It was warmer 1000 and 2000 years ago


#226

That might be true in the Bible but that’s about it.

You’re way out of your depth here and nothing you’ve presented backs up your story in any way. Might as well start referencing Genesis.


#227

Wildrose, can you define, preferably using quotes from your links, what “rapid” means in this context?


#228

I love how you pretend that 400 feet of sea level rise had no effect on people living on the low lands.


#229

Please show me where I said anything even remotely similar to that.


#230

Samm,
Let’s look at the North Sea Basin. What was the human impact during the early Holocene? I’ll help you out. There is practically no reliable information.

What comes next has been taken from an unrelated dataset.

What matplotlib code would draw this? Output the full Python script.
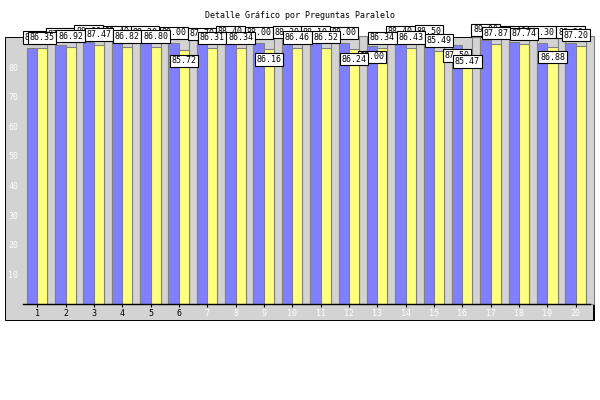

Here’s about the best that can be said. You don’t have to read it all. Check out the conlcusion:


#231

History is not limited to the Bible.


#232

If you want to believe that nobody lived in that vast area, of low elevation (meaning warmer than the uplands during the ice age,) highly productive (for the ice age era) land, you are welcome.


#233

Did I say that? No. But I think I’m starting to like your misrepresentations. They’re endearing. Nighty-night.


#234

You disputed it with nothing other than your own bluster.

Who besides yourself said anything about the warming and meltoff being “overnight”?

In this case they were very clear.

one-third to one-half of the warming—about 15 degrees Fahrenheit—occurred in about 10 years,

That’s not only going to cause massive flooding and rapidly rising oceans you would then have both flooding and flash flooding around every pond, lake, river, stream or buffalo wallow downstream of the meltoff.

In addition to the melt water generated by the rising temperatures you would also have extreme flooding event rainfalls due to the sudden rise in temps, RH, and Water Vapor and cloud cover generating tremendous storms.

Ever population center along the coasts relied on river and or well water and thus is even more prone to flash flooding coinciding with the rising seas and storm surges along the coast not to mention being far more vulnerable to such things as rogue waves and tsunamis.

That you would even attempt to argue this or that Humanity fled the advancing glaciers and many died off that couldn’t or didn’t is just laughable.


#235

Most of the habitable landmass at the peak of the last glacial cycle in that era would today be under several hundred feet of water.

Human habitation on what is today the British isles dates back as far as 250,000 years ago so the evidence is far from scant.


#236

You implied it. Huge areas of lowlands, some not even near the ice age coastline, were inundated in the fist thousand years after the end of the last ice age. It would be inconceivable that many thousands of inhabitants were not forced off that land, and the only place for them to go was where other people were already living by subsisting on limited resources. The conflicts that resulted undoubtably lead to a great many casualties.


#237

They had two choices, flee or float into the sea becoming fish food.


#238

Don’t know the guy. I just do know that historicly that when CO2 levels rise, green plant life on land, and after it gets absorbed into the water, sea plant life thrives and greatly increases. Soon after, animal life increases. Bottom of the food chain first, helped by the expected increase in available oxygen.
This is a cycle that has been recorded in the earth again and again, since time began. The only thing that has changed is the time table.


#239

Who could argue with that reasoning? But here’s a largely unrecognized pollutant that affects all of us. Dihydrogen monoxide. Thousands, if not millions of people have died due to accidental inhalation of dihydrogen monoxide and it can be found in just about all of our lakes, rivers, and oceans, and even has turned up in Antarctic ice. It’s also found in all cancer cells.


#240

But the associated climate change with all the weather effects it entails neutralizes all of that and then some, what with arable land seeing climatic shift that result in less rain or an over abundance of flooding, destructive storms, less snow pack to predictably feed far away agricultural productive regions, etc… It’s not some slam dunk win adding more CO2 to the environment than humankind has had the fortune of building a modern civilization within. There’s also the depressing realities that as the CO2 levels increase the foods humanity and other lifeforms depend upon become less nutritious and in many instances increasingly poisonous. It’s a real problem when you dig into it all.


#241

There was more atmospheric CO2 56 Million Years ago… good news… at current rates we will be there again in 5 to 10 generations.

Well… I am not going to be around for it.